Looming US Tariff Not A Deterrent For BMW To Change Its Mexico Production Plans


Looming US Tariff Not A Deterrent For BMW To Change Its Mexico Production Plans
The plan of expansion of BMW into Mexico is apparently ill timed.
Just four days before the imposition the suddenly announced tariffs on all products coming from Mexico by United States president Donald Trump, the German automaker inaugurated its latest final assembly plant in San Luis Potosi, Mexico.
If the tariffs are actually imposed on Mexico, the cost of the 3 Series sedans BMW that the company is now exporting from Mexico to the US would go up by hundreds of dollars. However that is not deterring the company.  
“We will keep our plans and we will see how far that goes,” said Oliver Zipse, a member of BMW’s board of management in reply to a question of whether the company would be shifting its production base outside of Mexico in case the tariffs are imposed. “Our production network is flexible, but at this point I don’t see any reason to change our plans.”
How it would deal with the additional costs for every vehicle because of tariffs has not yet been decided by the company, Zipse said. The pricing strategy, in the wake of tariffs, for by rivals for cars that compete with the 3 Series, such as the Mercedes-Benz C class, to handle the additional costs, would determine BMW’s strategy and decision of whether to absorb all of the additional costs because of the tariffs or to pass one all or part of the costs to its customers in the US, the company said.
Analysts and investors viewed as a smart move, the decision of BMW to construct the $1 billion factory in Mexico back in 2016. This was because the new 3 Series sedans that would be manufactured in that plant would be shipped to various markets of the world including the very critical market of the US.

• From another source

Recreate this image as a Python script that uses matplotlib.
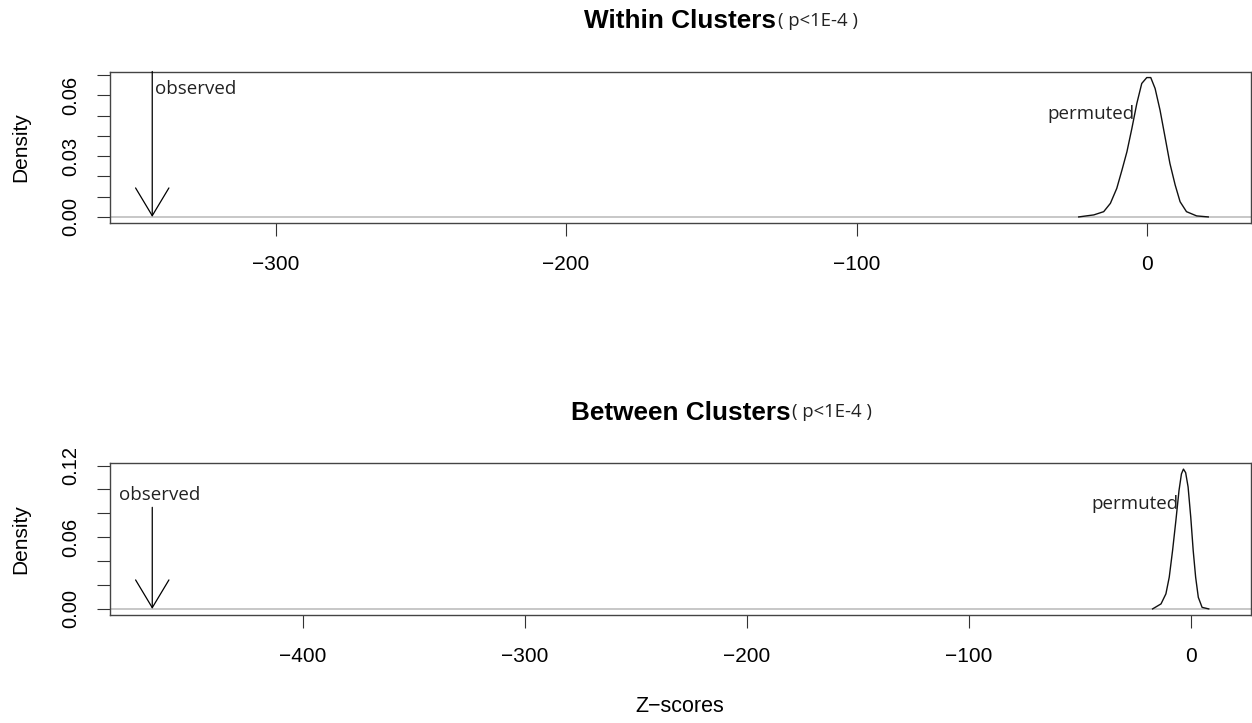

When that decision was taken by BMW in 2016, there was hardly any talk of the scrapping of the North American Free Trade Agreement which would stop the significant cost advantage to auto manufacturers from setting up factories in Mexico because of lower labor costs. There were many who did not pay heed to the threats from the then US presidential hopeful Donald Trump of scrapping the NAFTA if he elected as US president.
The new United States-Mexico-Canada Agreement has now virtually made the NAFTA a dead deal even though the new deal has to get ratified by the parliament of all of the three nations. But what is more worrying for all auto makers with manufacturing facilities in Mexico is that potential imposition of a 5 per cent tariff on all goods entering the US from Mexico which is a tool being used by Trump to pressurize its Southern neighbor to stop illegal immigration through the US Mexico border. .
“The timing of new tariffs and related uncertainty could not come at a worse moment for the auto industry,” LMC Automotive wrote in a research note.
BMW’s assembly lines in San Luis Potosi are just ramping up production with an aim of achieving an output of about 20,000 units this year.